* [Problem details]
Only the lines from the one containing "Reproduce this chart with matplotlib." down to the one containing "label=series_name, zorder=3)" should be printed, exactly as they stand, ends included.
———
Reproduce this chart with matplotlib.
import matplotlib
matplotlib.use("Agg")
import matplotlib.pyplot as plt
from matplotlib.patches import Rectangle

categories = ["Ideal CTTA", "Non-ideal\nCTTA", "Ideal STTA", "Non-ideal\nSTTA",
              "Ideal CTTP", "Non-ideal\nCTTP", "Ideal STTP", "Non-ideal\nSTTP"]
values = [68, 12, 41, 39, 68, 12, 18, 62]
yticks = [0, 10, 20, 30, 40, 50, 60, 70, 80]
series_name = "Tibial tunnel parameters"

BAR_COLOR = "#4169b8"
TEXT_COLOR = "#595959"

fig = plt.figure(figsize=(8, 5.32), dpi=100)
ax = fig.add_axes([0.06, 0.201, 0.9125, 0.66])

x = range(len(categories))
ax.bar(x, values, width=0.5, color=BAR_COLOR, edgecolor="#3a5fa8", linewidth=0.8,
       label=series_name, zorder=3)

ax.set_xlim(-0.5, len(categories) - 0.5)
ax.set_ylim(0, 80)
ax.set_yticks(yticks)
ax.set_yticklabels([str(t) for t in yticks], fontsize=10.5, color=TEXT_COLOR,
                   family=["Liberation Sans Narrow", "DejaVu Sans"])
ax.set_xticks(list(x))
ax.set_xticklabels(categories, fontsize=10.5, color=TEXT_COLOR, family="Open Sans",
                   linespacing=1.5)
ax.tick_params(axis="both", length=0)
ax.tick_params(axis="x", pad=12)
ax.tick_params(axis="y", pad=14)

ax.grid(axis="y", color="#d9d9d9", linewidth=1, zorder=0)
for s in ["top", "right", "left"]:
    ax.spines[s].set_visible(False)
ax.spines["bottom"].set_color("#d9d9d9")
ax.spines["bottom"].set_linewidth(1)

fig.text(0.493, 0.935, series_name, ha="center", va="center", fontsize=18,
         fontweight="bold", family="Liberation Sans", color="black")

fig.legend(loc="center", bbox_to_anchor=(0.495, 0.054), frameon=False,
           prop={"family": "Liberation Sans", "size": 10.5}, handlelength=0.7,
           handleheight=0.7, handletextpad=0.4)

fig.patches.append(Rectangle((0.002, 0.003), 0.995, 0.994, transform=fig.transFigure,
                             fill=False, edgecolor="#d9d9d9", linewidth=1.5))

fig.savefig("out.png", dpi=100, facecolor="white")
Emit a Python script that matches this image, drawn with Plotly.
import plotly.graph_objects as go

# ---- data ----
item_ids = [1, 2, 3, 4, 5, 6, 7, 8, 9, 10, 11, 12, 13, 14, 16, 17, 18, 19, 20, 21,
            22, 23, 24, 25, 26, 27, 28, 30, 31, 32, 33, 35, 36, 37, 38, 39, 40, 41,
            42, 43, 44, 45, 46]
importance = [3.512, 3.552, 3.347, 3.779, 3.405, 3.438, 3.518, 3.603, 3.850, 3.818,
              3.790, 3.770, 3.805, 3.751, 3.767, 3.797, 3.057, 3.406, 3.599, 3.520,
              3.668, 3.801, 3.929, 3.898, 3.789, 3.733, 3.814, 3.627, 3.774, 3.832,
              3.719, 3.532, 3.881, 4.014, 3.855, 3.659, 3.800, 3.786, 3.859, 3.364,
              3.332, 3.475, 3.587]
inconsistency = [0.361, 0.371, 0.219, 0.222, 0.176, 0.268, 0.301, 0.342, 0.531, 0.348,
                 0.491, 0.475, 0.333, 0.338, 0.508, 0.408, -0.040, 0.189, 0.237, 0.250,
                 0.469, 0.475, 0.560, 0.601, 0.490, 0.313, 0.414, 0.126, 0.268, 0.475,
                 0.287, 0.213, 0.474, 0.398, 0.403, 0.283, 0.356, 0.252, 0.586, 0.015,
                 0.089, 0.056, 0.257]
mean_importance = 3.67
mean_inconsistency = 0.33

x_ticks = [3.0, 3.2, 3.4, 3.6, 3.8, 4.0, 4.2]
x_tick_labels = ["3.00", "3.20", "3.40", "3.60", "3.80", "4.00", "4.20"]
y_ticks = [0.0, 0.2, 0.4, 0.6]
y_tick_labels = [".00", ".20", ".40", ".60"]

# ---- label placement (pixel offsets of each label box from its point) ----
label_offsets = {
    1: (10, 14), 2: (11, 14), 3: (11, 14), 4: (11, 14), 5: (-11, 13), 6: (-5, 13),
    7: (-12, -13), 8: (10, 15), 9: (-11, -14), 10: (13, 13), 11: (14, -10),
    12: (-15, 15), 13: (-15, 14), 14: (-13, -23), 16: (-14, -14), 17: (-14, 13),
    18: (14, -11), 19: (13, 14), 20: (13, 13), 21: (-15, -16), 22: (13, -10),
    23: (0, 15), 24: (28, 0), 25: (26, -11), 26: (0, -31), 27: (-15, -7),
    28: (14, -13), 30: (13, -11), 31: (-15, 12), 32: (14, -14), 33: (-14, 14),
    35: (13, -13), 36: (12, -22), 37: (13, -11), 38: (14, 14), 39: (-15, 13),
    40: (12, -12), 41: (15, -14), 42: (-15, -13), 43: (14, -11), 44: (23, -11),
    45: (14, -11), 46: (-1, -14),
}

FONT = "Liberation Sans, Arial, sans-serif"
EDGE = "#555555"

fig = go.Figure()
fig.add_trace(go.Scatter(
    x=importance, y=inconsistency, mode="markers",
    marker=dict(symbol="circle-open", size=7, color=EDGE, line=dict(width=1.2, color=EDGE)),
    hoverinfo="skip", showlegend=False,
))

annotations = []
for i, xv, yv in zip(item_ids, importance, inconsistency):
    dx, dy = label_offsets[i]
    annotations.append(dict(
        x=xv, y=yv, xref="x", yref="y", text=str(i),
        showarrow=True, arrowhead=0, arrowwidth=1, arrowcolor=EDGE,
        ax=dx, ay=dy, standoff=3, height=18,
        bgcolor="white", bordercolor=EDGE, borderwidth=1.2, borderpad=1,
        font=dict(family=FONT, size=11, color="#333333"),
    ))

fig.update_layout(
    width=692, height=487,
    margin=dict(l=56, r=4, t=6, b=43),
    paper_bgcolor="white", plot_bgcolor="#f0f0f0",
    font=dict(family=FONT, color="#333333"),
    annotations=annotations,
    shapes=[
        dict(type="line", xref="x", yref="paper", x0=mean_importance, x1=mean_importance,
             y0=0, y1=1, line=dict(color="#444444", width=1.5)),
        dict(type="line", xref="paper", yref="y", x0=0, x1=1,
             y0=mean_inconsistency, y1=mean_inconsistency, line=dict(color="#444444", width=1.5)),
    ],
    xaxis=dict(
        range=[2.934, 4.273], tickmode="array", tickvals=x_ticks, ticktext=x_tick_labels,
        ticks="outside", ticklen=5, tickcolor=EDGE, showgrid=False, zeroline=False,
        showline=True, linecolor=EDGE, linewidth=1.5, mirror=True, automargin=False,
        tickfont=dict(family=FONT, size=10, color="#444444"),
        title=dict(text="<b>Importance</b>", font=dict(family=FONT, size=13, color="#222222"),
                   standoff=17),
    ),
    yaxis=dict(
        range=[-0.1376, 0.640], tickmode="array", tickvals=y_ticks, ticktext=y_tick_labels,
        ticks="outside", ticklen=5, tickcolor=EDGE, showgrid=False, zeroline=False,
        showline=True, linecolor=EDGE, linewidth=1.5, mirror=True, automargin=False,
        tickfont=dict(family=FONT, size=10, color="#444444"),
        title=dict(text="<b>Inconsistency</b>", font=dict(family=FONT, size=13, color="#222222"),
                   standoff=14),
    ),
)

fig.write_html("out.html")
———
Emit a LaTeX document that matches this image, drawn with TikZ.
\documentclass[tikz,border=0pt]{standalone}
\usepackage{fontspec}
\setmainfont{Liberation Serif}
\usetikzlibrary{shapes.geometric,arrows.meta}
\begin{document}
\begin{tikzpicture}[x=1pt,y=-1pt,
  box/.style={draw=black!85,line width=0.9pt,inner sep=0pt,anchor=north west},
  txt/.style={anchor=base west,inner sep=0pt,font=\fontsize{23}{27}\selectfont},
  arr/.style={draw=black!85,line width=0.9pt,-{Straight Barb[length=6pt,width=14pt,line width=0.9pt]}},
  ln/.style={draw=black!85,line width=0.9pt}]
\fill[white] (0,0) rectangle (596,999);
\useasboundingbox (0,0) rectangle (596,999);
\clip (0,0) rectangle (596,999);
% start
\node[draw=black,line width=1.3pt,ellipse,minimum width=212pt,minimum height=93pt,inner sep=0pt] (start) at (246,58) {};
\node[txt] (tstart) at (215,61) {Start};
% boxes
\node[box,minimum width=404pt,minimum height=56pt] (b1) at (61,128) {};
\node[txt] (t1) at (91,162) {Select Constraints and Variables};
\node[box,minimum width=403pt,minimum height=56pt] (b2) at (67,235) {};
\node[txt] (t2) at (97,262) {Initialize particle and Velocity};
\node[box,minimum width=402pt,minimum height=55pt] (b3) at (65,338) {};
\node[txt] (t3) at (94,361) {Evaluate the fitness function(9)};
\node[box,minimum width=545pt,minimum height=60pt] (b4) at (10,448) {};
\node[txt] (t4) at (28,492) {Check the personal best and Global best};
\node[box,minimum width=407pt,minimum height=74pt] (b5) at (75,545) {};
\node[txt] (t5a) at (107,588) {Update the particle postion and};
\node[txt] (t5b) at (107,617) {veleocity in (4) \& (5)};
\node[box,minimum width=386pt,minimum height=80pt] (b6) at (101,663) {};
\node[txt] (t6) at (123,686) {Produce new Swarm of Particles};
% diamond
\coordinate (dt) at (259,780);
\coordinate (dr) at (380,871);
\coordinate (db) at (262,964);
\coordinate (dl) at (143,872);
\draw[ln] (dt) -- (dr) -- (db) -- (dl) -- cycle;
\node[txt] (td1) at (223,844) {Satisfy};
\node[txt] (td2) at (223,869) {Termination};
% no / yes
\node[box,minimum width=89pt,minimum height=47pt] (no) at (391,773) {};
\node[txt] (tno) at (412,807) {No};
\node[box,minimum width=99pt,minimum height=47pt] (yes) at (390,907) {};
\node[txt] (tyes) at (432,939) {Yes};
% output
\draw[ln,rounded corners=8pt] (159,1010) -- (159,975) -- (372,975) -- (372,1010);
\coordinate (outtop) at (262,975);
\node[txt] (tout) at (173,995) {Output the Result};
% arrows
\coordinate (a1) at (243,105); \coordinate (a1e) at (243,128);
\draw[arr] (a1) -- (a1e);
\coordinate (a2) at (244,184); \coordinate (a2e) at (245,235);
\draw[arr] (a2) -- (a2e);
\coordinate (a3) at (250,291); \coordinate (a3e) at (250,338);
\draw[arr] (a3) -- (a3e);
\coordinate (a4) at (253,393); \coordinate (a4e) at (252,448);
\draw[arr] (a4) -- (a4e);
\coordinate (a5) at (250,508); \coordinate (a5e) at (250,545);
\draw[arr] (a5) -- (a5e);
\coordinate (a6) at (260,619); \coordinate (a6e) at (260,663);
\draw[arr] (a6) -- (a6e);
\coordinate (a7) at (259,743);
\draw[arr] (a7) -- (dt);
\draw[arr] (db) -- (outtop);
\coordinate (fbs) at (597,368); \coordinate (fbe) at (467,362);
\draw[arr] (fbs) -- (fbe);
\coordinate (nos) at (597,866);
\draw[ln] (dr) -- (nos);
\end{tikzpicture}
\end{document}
———
* [Result for this exercise]
Reproduce this chart with matplotlib.
import matplotlib
matplotlib.use("Agg")
import matplotlib.pyplot as plt
from matplotlib.patches import Rectangle

categories = ["Ideal CTTA", "Non-ideal\nCTTA", "Ideal STTA", "Non-ideal\nSTTA",
              "Ideal CTTP", "Non-ideal\nCTTP", "Ideal STTP", "Non-ideal\nSTTP"]
values = [68, 12, 41, 39, 68, 12, 18, 62]
yticks = [0, 10, 20, 30, 40, 50, 60, 70, 80]
series_name = "Tibial tunnel parameters"

BAR_COLOR = "#4169b8"
TEXT_COLOR = "#595959"

fig = plt.figure(figsize=(8, 5.32), dpi=100)
ax = fig.add_axes([0.06, 0.201, 0.9125, 0.66])

x = range(len(categories))
ax.bar(x, values, width=0.5, color=BAR_COLOR, edgecolor="#3a5fa8", linewidth=0.8,
       label=series_name, zorder=3)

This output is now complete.